Of course, the relationship between Ljoha and Laura is going to eventually thaw. The romance that flowers between these two young people is in parallel with the romance of a long rail journey. It will remind some of the plot of Richard Linklater’s Before Sunrise (1996). A journey composed less of long deep conversations with attractive Interrailers and more of unwashed hair and the awkwardness of bulky backpacks in narrow corridors, and of the dawning realization that hey-ho, no matter where you go, there you are – that was the stuff of travel in Russia in the 1990s when this story is placed. We see Laura trying to capture elements of her experience on her very 90s Camcorder.

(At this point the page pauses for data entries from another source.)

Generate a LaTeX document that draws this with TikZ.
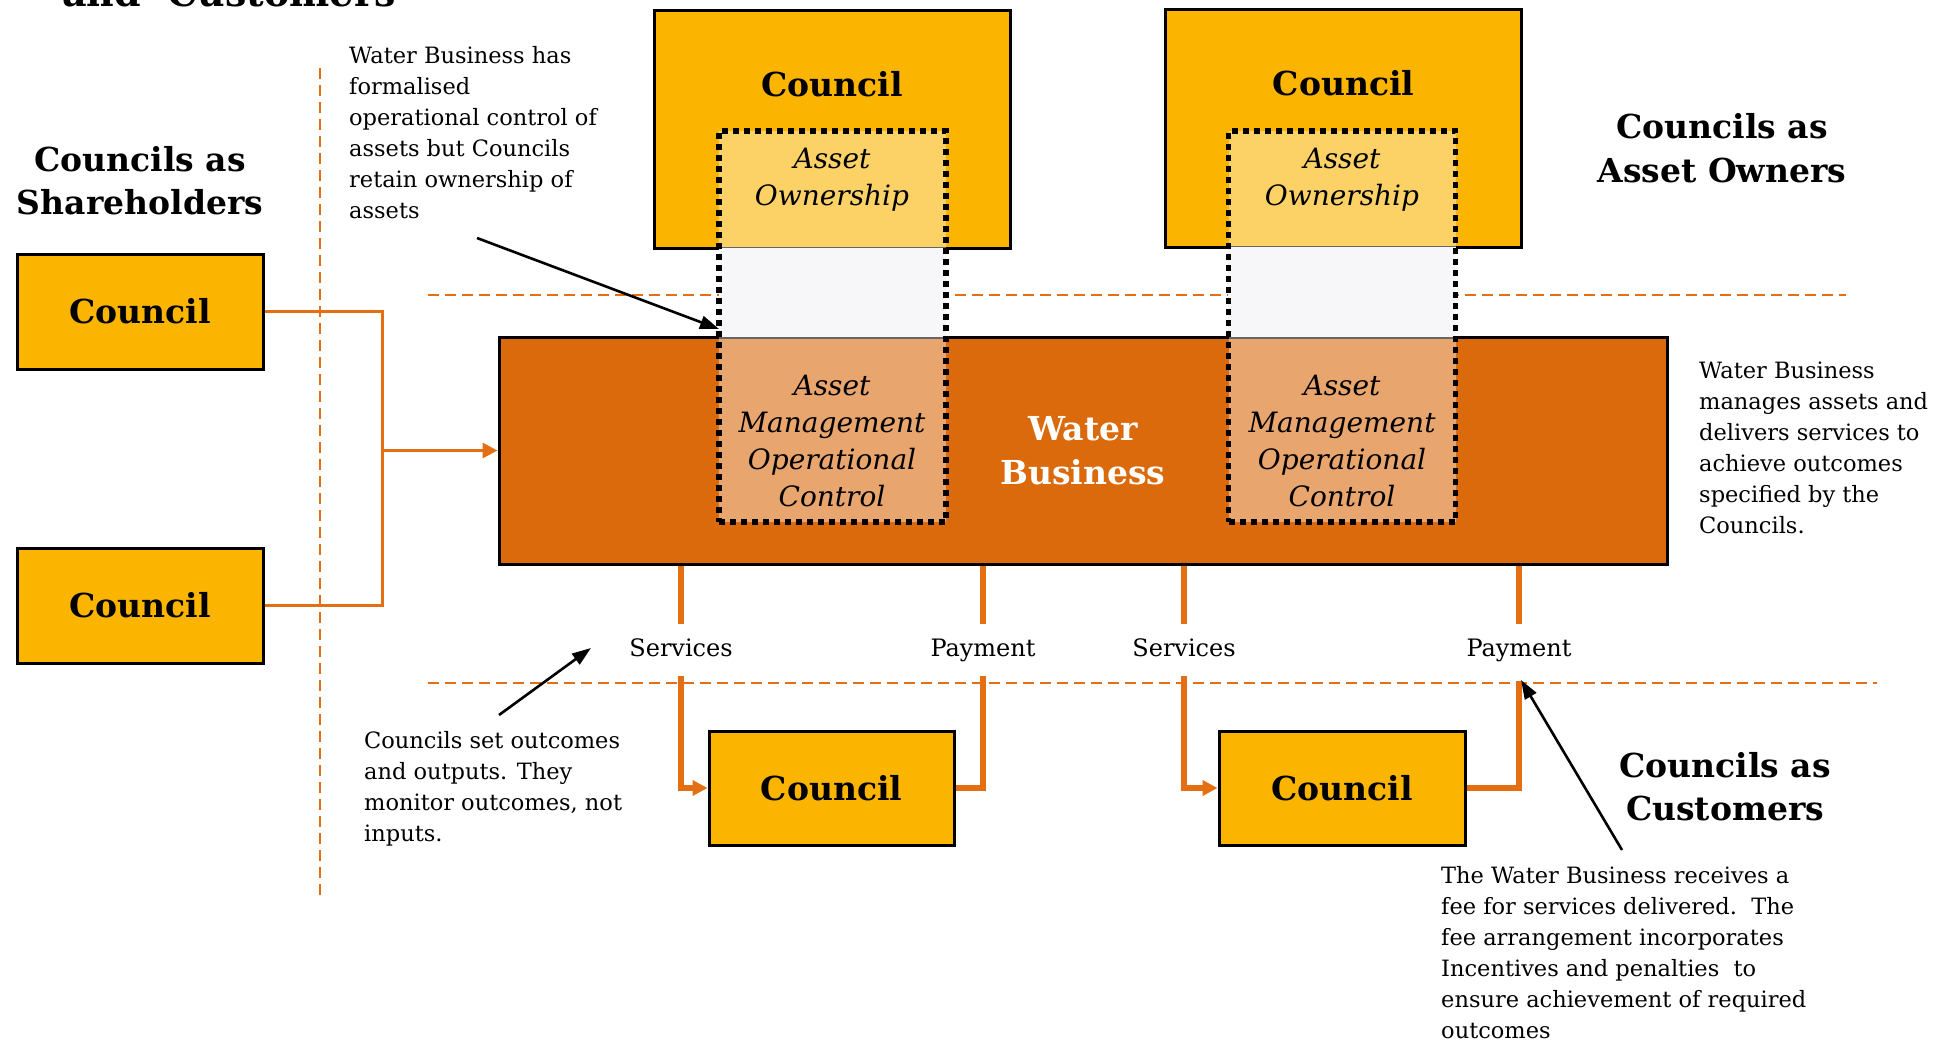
\documentclass[tikz,border=0pt]{standalone}
\usepackage{fontspec}
\setmainfont{DejaVu Serif}
\usetikzlibrary{arrows.meta}

\definecolor{gold}{RGB}{251,180,0}
\definecolor{rust}{RGB}{218,106,12}
\definecolor{wire}{RGB}{228,110,18}
\definecolor{gapgrey}{RGB}{243,243,246}

\newcommand\hdfont{\bfseries\fontsize{33}{43.4}\selectfont}
\newcommand\ntfont{\fontsize{22.5}{31}\selectfont}
\newcommand\aofont{\itshape\fontsize{28}{37}\selectfont}
\newcommand\lbfont{\fontsize{24}{28}\selectfont}

\begin{document}
\begin{tikzpicture}[x=1pt,y=-1pt,
  box/.style={draw=black,line width=3pt,inner sep=0pt},
  smallcouncil/.style={box,fill=gold,minimum width=246pt,minimum height=115pt,font=\hdfont},
  bigcouncil/.style={box,fill=gold,minimum width=356pt,minimum height=238pt},
  waterbox/.style={box,fill=rust,minimum width=1168pt,minimum height=227pt,
    font=\hdfont,text=white,align=center},
  ownbox/.style={draw=black,line width=5.5pt,dash pattern=on 6pt off 5pt,
    fill=white,fill opacity=0.4,draw opacity=1,inner sep=0pt,
    minimum width=227pt,minimum height=391pt},
  heading/.style={font=\hdfont,align=center,inner sep=0pt},
  note/.style={font=\ntfont,align=left,anchor=north west,inner sep=0pt},
  roletext/.style={font=\aofont,align=center,inner sep=0pt},
  flowlabel/.style={font=\lbfont,text height=17pt,text depth=5pt,
    inner xsep=0pt,inner ysep=15pt},
  divider/.style={wire,line width=2.6pt,dash pattern=on 11pt off 6pt},
  thinwire/.style={wire,line width=3pt},
  thickwire/.style={wire,line width=5.5pt},
  wiretip/.style={-{Triangle[length=15pt,width=15pt]}},
  pointer/.style={black,line width=2.6pt,-{Triangle[length=19pt,width=13pt]}}
]
\useasboundingbox (0,0) rectangle (1943,1042);
\fill[white] (0,0) rectangle (1943,1042);

% heading running off the top edge
\begin{scope}
  \clip (0,0) rectangle (1943,1042);
  \node[anchor=base west,inner sep=0pt,font=\bfseries\fontsize{38}{40}\selectfont] (toptitle) at (62,6) {and\ \ Customers};
\end{scope}

% dashed dividers between the three roles
\draw[divider] (320,68) -- (320,898);
\draw[divider] (428,295) -- (1846,295);
\draw[divider] (428,683) -- (1877,683);

% councils as shareholders
\node[heading] (hshare) at (140,180.5) {Councils as\\Shareholders};
\node[smallcouncil] (sh1) at (140,311.5) {Council};
\node[smallcouncil] (sh2) at (140,605.5) {Council};

% councils as asset owners
\node[bigcouncil] (tc1) at (832,129) {};
\node[bigcouncil] (tc2) at (1343.5,128) {};
\node[heading] (tc1txt) at (832,84) {Council};
\node[heading] (tc2txt) at (1343.5,83) {Council};
\node[heading] (hown) at (1722,148) {Councils as\\Asset Owners};

% the water business
\node[waterbox] (wb) at (1083,450.5) {Water\\Business};

% light band where the ownership frames cross the gap
\fill[gapgrey] (719,248) rectangle (946,337);
\fill[gapgrey] (1228,247) rectangle (1456,337);

% dotted frames linking ownership and operational control
\node[ownbox] (ob1) at (832.5,326.5) {};
\node[ownbox] (ob2) at (1342,326.5) {};
\node[roletext] (own1) at (832,180) {Asset\\Ownership};
\node[roletext] (own2) at (1342,180) {Asset\\Ownership};
\node[roletext] (ctl1) at (832,441) {Asset\\Management\\Operational\\Control};
\node[roletext] (ctl2) at (1342,441) {Asset\\Management\\Operational\\Control};

% councils as customers
\node[smallcouncil,minimum width=245pt,minimum height=114pt] (bc1) at (831.5,788) {Council};
\node[smallcouncil,minimum width=246pt,minimum height=114pt] (bc2) at (1342,788) {Council};
\node[heading] (hcust) at (1725,786.5) {Councils as\\Customers};

% shareholder links into the water business
\coordinate (join) at (382,450.5);
\draw[thinwire] (sh1.east) -| (join) |- (sh2.east);
\draw[thinwire,wiretip] (join) -- (wb.west);

% services and payments
\node[flowlabel] (sv1) at (681,650) {Services};
\node[flowlabel] (pay1) at (983,650) {Payment};
\node[flowlabel] (sv2) at (1184,650) {Services};
\node[flowlabel] (pay2) at (1519,650) {Payment};

\draw[thickwire] (wb.south -| sv1) -- (sv1.north);
\draw[thickwire,wiretip] (sv1.south) |- (bc1.west);
\draw[thickwire] (wb.south -| pay1) -- (pay1.north);
\draw[thickwire] (bc1.east) -| (pay1.south);
\draw[thickwire] (wb.south -| sv2) -- (sv2.north);
\draw[thickwire,wiretip] (sv2.south) |- (bc2.west);
\draw[thickwire] (wb.south -| pay2) -- (pay2.north);
\draw[thickwire] (bc2.east) -| ([yshift=-5pt]pay2.south);

% explanatory notes
\node[note] (n1) at (349,46) {Water Business has\\formalised\\operational control of\\assets but Councils\\retain ownership of\\assets};
\node[note] (n2) at (364,731) {Councils set outcomes\\and outputs. They\\monitor outcomes, not\\inputs.};
\node[note] (n3) at (1699,362) {Water Business\\manages assets and\\delivers services to\\achieve outcomes\\specified by the\\Councils.};
\node[note] (n4) at (1441,866) {The Water Business receives a\\fee for services delivered.\ \ The\\fee arrangement incorporates\\Incentives and penalties\ \ to\\ensure achievement of required\\outcomes};

% pointers from the notes
\coordinate (p1from) at (477,238);
\coordinate (p1to) at (719,329);
\draw[pointer] (p1from) -- (p1to);
\coordinate (p2from) at (499,715);
\coordinate (p2to) at (591,648);
\draw[pointer] (p2from) -- (p2to);
\coordinate (p3from) at (1622,850);
\coordinate (p3to) at (1521,680);
\draw[pointer] (p3from) -- (p3to);
\end{tikzpicture}
\end{document}
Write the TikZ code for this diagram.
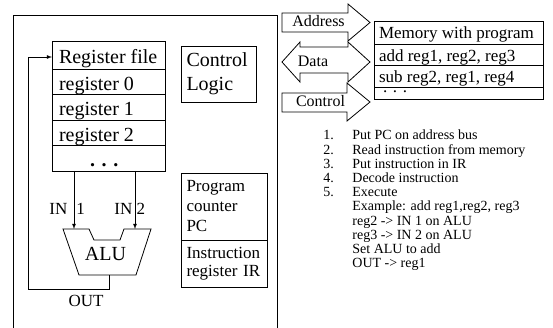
\documentclass[tikz,border=0pt]{standalone}
\usepackage{fontspec}
\setmainfont{Liberation Serif}
\usepackage{tikz}
\usetikzlibrary{arrows,positioning,calc}

\begin{document}
\begin{tikzpicture}[
            x=1pt,y=-1pt,
            line width=0.8pt,
            bigfont/.style={font=\fontsize{20}{24}\selectfont},
            midfont/.style={font=\fontsize{17}{20}\selectfont},
            busfont/.style={font=\fontsize{16}{18}\selectfont},
            regcell/.style={draw,outer sep=0pt,anchor=north west,inner xsep=7pt,inner ysep=0pt,
                bigfont,text height=21.5pt,text depth=4pt,minimum height=25.5pt,
                execute at begin node={\hbox to 99pt\bgroup},execute at end node={\hfil\egroup}},
            memcell/.style={draw,outer sep=0pt,anchor=north west,inner xsep=5pt,inner ysep=0pt,
                midfont,text height=17pt,text depth=4pt,minimum height=21.5pt,
                execute at begin node={\hbox to 159pt\bgroup},execute at end node={\hfil\egroup}},
            unit/.style={draw,outer sep=0pt,anchor=north west,inner xsep=5.5pt,inner ysep=0pt,align=left}
        ]
            \useasboundingbox (0,0) rectangle (553,328);

            % processor frame
            \draw (13,328) |- (277,15) -- (277,328);

            % register file
            \node[regcell,minimum height=28pt] (rfile) at (52,41) {Register file};
            \node[regcell,below=0pt of rfile] (reg0) {register 0};
            \node[regcell,below=0pt of reg0] (reg1) {register 1};
            \node[regcell,below=0pt of reg1] (reg2) {register 2};
            \node[regcell,below=0pt of reg2,minimum height=24pt] (rdots) {\hspace*{31pt}{\bfseries . . .}};

            % control unit and registers
            \node[unit,bigfont,text width=64pt,minimum height=56pt] (ctrl) at (181,46) {Control\\Logic};
            \node[unit,midfont,text width=75pt,minimum height=67pt] (pc) at (181,173) {Program\\counter\\PC};
            \node[unit,font=\fontsize{17}{18}\selectfont,text width=75pt,minimum height=47pt,below=0pt of pc] (ir) {Instruction\\register IR};

            % ALU
            \coordinate (in1) at (74,229);
            \coordinate (in2) at (135,229);
            \coordinate (aluout) at (109,275);
            \draw (63,229) -- (89,229) -- (94,240) -- (120,240) -- (124,229) -- (151,229) -- (136,275) -- (79,275) -- cycle;
            \node[bigfont] (alu) at (105.5,253.5) {ALU};

            \draw[-latex] (rdots.south -| in1) -- (in1);
            \draw[-latex] (rdots.south -| in2) -- (in2);
            \node[midfont,anchor=base west,inner sep=0pt] (in1lbl) at (49,215) {IN\hspace{9pt}1};
            \node[midfont,anchor=base west,inner sep=0pt] (in2lbl) at (114,215) {IN 2};

            % result back to the register file
            \draw[-latex] (aluout) |- (28,289) |- ([yshift=-2pt]rfile.west);
            \node[midfont,anchor=base,inner sep=0pt] (outlbl) at (86,306.5) {OUT};

            % buses
            \draw (282,13) -- (348,13) -- (348,4) -- (370,22.5) -- (348,41) -- (348,32) -- (282,32) -- cycle;
            \draw (282,62) -- (300,42) -- (300,47) -- (348,47) -- (348,42) -- (370,62) -- (348,82) -- (348,73) -- (300,73) -- (300,82) -- cycle;
            \draw (282,93) -- (347,93) -- (347,83) -- (370,102) -- (347,121) -- (347,112) -- (282,112) -- cycle;
            \node[busfont,anchor=base,inner sep=0pt] (addrlbl) at (318.5,26.5) {Address};
            \node[busfont,anchor=base,inner sep=0pt] (datalbl) at (313,67) {Data};
            \node[busfont,anchor=base,inner sep=0pt] (ctllbl) at (320.5,107) {Control};

            % memory
            \node[memcell,minimum height=23pt] (mem) at (374,21) {Memory with program};
            \node[memcell,below=0pt of mem] (instr1) {add reg1, reg2, reg3};
            \node[memcell,below=0pt of instr1] (instr2) {sub reg2, reg1, reg4};
            \node[memcell,below=0pt of instr2,minimum height=12pt,text height=5pt,text depth=5pt] (mdots) {\hspace*{4pt}. . .};

            % instruction cycle
            \node[anchor=north west,inner sep=0pt,font=\fontsize{14}{14.2}\selectfont] (steps) at (323,129.6) {%
                \begin{tabular}{@{}p{29pt}@{}l@{}}
                1. & Put PC on address bus\\
                2. & Read instruction from memory\\
                3. & Put instruction in IR\\
                4. & Decode instruction\\
                5. & Execute\\
                   & Example: add reg1,reg2, reg3\\
                   & reg2 -> IN 1 on ALU\\
                   & reg3 -> IN 2 on ALU\\
                   & Set ALU to add\\
                   & OUT -> reg1
                \end{tabular}};
        \end{tikzpicture}
\end{document}
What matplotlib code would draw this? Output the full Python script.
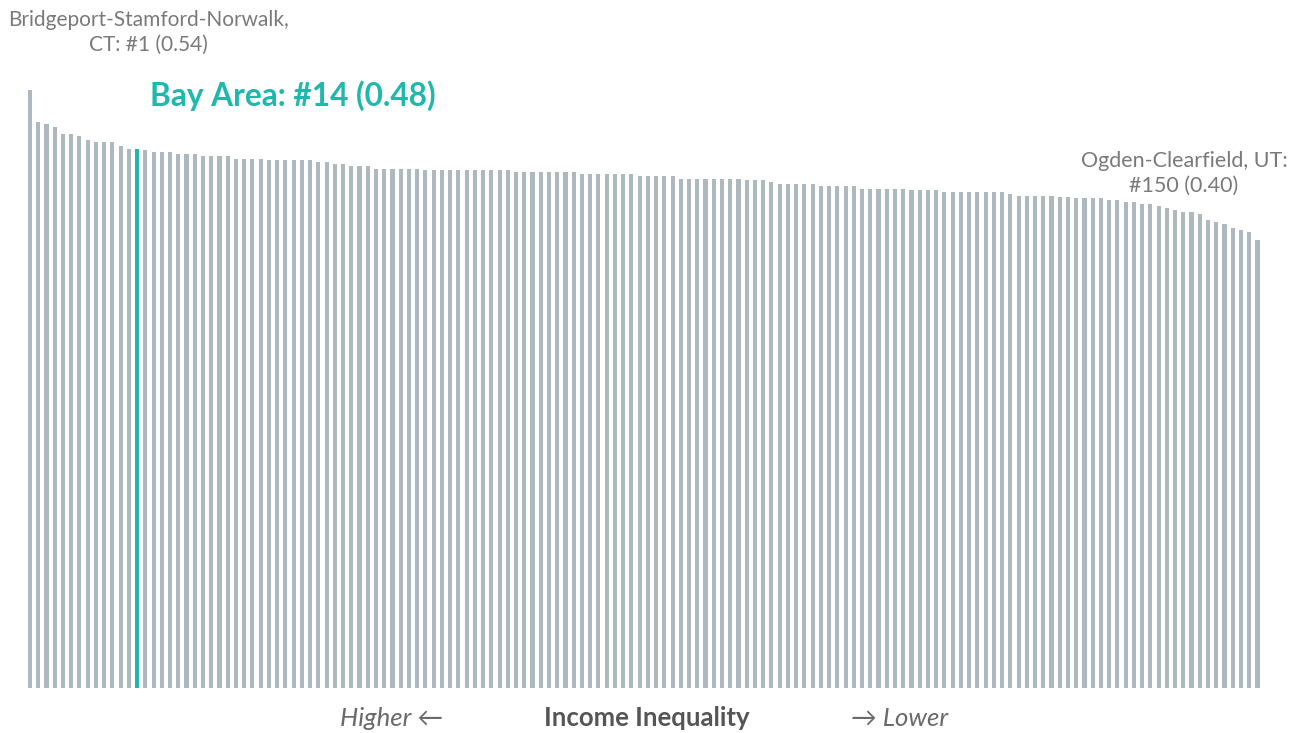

Ljoha’s scowling face and shaven, bullet head make him look a tough guy at first, but it isn’t long before we see him as a vulnerable little boy, never more so than when with Laura welcomes another Finnish guy to share their carriage – a self-admiringly sensitive type who insists on singing and playing his guitar. Ljoha is fiercely skeptical and resentful of this preening interloper, and he is right to be. Laura is on a quixotic mission to see some rare petroglyphs (rock paintings) in the Murmansk region and spends much of the first leg of her journey trying unsuccessfully to get away from Ljoha. But that changes during one overnight stopover in a snow-covered Russian town when Laura agrees to visit his babushka during an overnight stop. After that and not because of any particular revelation, they wake up as friends. Laura reluctantly opens herself to the sobered-up Ljoha’s overtures of friendship,
In loosely adapting Rosa Liksom’s novel of the same name, Kuosmanen changed the era from the end of Soviet Russia to a decade later (given away more by a slightly incongruous reference to Titanic than by the film’s fab soundtrack, in which Desireless’ Euro-banger “Voyage Voyage” becomes the perfect recurring refrain.) But the sense of period is less about a particular year than a particular phase, and with this shift, Kuosmanen has cleverly substituted one period of the late 20th century in time for another. This may be the last gap of analog technology with the Camcorder before the digital revolution put a cellphone in every pocket. In the 1990s, one could still be truly alone and experience a special kind of loneliness and see love as its cure
As for the actual petroglyphs near Murmansk in northeastern Russia, scientists have not yet been able to ascertain why the prehistoric inhabitants of the North made these rock carvings. Earlier they thought they were a depiction of scenes from everyday life. However, recently another theory has been gaining currency: that the petroglyphs had a spiritual character. “The carvings may depict the rituals of prehistoric people,” says Likhachev. “The locations where there are many engravings may have been ancient open-air shrines.” The petroglyphs may have been used to communicate with the spirits of ancestors or in healing rituals. Archeologists are now collecting data to try and recreate what may have been an ancient religious system. Currently, the Russian government is building a wood and glass shelter over them and there are pricey helicopter tours to visit them. They do remain almost impossible to visit in the winter – although, in Compartment No. 6, that is what Laura wants to do.